Je veux évoquer maintenant la vidéosurveillance, que je persiste à appeler ainsi, comme la Cour des comptes. L'objectif est toujours de 60 000 caméras sur la voie publique à moyen terme. Or, de nombreuses études scientifiques réalisées à l'étranger montrent que, si la vidéosurveillance peut faire baisser la délinquance dans des lieux de taille réduite et fermés tels que des parkings, elle n'a aucun effet mesurable en terrain ouvert, sur la voie publique. Il est aisé de trouver des exemples où la vidéosurveillance a permis d'appréhender un délinquant. Mais les études concluent à un faible nombre de faits élucidés grâce à ce moyen ! L'enquête, non scientifique mais très favorable à la vidéosurveillance, de l'Inspection générale de l'administration et de l'Inspection générale de la police n'aboutissait en 2010 qu'à un taux de 3%. Cela peut sembler non négligeable, mais il faut rapprocher ce résultat des coûts d'investissement et de fonctionnement engagés : 60 000 caméras représentent l'équivalent, selon la Cour des comptes, de la rémunération de 6 500 policiers municipaux, un tiers de leurs effectifs sur tout le territoire. Décrétons un moratoire sur l'installation de nouvelles caméras et prenons le temps de réaliser une étude sérieuse en France. Si la situation dans notre pays diffère de celle prévalant au Royaume-Uni ou au Canada, il faut nous dire en quoi !

Le respect des libertés publiques et des garanties posées par le législateur est aussi en jeu.

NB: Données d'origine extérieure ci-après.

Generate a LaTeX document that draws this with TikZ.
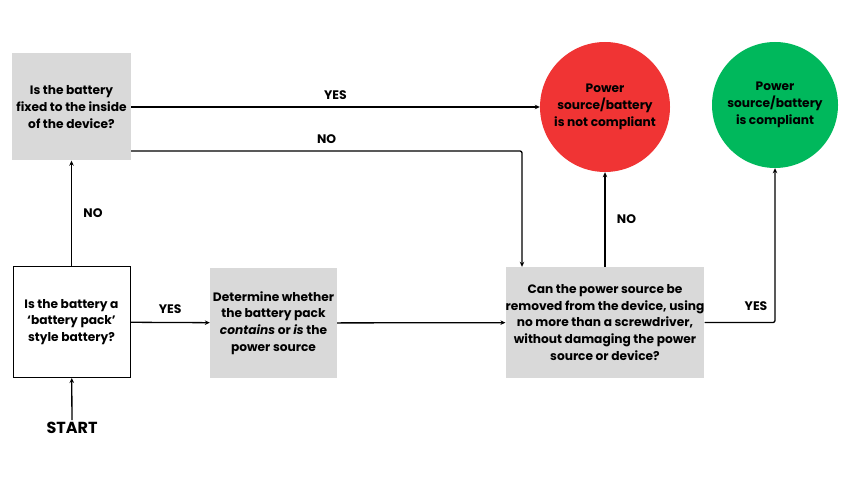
\documentclass[tikz,border=0pt]{standalone}
\usepackage{fontspec}
\setmainfont{Poppins}
\usetikzlibrary{arrows.meta,positioning}

\definecolor{boxgray}{RGB}{217,217,217}
\definecolor{notok}{RGB}{240,52,52}
\definecolor{isok}{RGB}{0,184,92}

\tikzset{
  txt/.style={align=center, inner sep=0pt, font=\fontsize{12.2}{16.8}\selectfont\bfseries},
  qbox/.style={txt, fill=boxgray, minimum width=119pt, minimum height=107pt},
  endcirc/.style={txt, circle, minimum size=130pt},
  lbl/.style={font=\fontsize{12.4}{14}\selectfont\bfseries},
  arr/.style={-{Stealth[length=5pt,width=4.5pt]}, line width=1.3pt},
}

\begin{document}
\begin{tikzpicture}[x=1pt, y=-1pt]
    \useasboundingbox (0,0) rectangle (850,478);
        \node[qbox] (fixed) at (71.5,107) {Is the battery\\fixed to the inside\\of the device?};
        \node[txt, draw, line width=0.9pt, minimum width=117pt, minimum height=111pt] (pack) at (71.5,322) {Is the battery a\\`battery pack'\\style battery?};
        \node[qbox, minimum width=127pt, minimum height=110pt] (contains) at (273.5,323) {Determine whether\\the battery pack\\\textit{contains} or \textit{is} the\\power source};
        \node[qbox, minimum width=198pt, minimum height=111pt] (remove) at (605,322.5) {Can the power source be\\removed from the device, using\\no more than a screwdriver,\\without damaging the power\\source or device?};
        \node[endcirc, fill=notok] (bad) at (605,107) {Power\\source/battery\\is not compliant};
        \node[endcirc, fill=isok, minimum size=126pt] (good) at (775,105) {Power\\source/battery\\is compliant};
        \node[font=\fontsize{16}{18}\selectfont\bfseries, inner sep=2pt] (start) at (72,428) {START};

        \draw[arr] (start) -- (pack);
        \draw[arr] (pack) -- node[lbl, right=8pt] {NO} (fixed);
        \draw[arr] (pack) -- node[lbl, above=5pt] {YES} (contains);
        \draw[arr] (contains) -- (remove);
        \draw[arr] (fixed) -- node[lbl, above=3pt] {YES} (bad);
        \draw[arr, rounded corners=2pt] ([yshift=-44pt]fixed.east) -| node[lbl, pos=0.25, above=3pt] {NO} ([xshift=-83pt]remove.north);
        \draw[arr] (remove) -- node[lbl, right=8pt] {NO} (bad);
        \draw[arr, rounded corners=2pt] (remove.east) -| node[lbl, pos=0.5, anchor=south east, inner sep=0pt, xshift=-7pt, yshift=11pt] {YES} (good.south);
\end{tikzpicture}
\end{document}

Les préfets délivrent parfois des autorisations pour des lieux qui ne sont pas « soumis à des risques particuliers d'agressions ou de vols » et le contrôle des commissions départementales reste embryonnaire. Quant à la CNIL, ses moyens ne lui ont pas permis d'effectuer plus de 130 contrôles depuis mars dernier. Mais 40% d'entre eux ont révélé une absence d'autorisation, 50% une absence d'information suffisante des personnes concernées, 20% une mauvaise orientation des caméras.

S'agissant de la police de proximité, en janvier 2009, le ministre de l'Intérieur a annoncé la création de 100 unités territoriales de quartier (UTEQ). A la fin de 2009, il en existait 35. Fin 2010, il n'en restait que 29, bientôt transformées en brigades spécialisées de terrain, à effectifs moins nombreux et intervenant sur un territoire plus vaste. Les compagnies de sécurisation, elles, n'ont jamais trouvé leur place. Ces errances auraient-elles pris fin avec la création en avril 2011 des « patrouilles » de deux policiers ? La doctrine est simple : rendre la police « plus visible ». La décision d'acquérir davantage de véhicules « sérigraphiés » participe de la même stratégie. Or les réponses aux questionnaires budgétaires indiquent que « la doctrine d'emploi des patrouilleurs ne s'écarte pas des missions de police générale traditionnelle, avec ses objectifs de prévention, de dissuasion et de répression ». Ce retour aux fondamentaux n'est pas condamnable en soi, mais améliorera-t-il le sentiment de sécurité de nos concitoyens ? J'en doute. En outre, certains policiers estiment qu'il est nécessaire d'être trois dans un véhicule, surtout si les agents doivent descendre du véhicule pour une intervention. Le taux de présence des forces de l'ordre sur la voie publique sera-t-il véritablement accru ? Les patrouilleurs seront en partie choisis parmi les agents déjà présents sur le terrain. Du reste, seuls 5,5 à 6 % des effectifs de sécurité publique sont présents, à l'instant T, sur la voie publique. C'est d'abord là qu'il faut faire porter l'effort. Or les effectifs diminuent...

Toutes ces observations m'amènent à vous proposer de donner un avis défavorable aux crédits de la mission « Sécurité » pour 2012.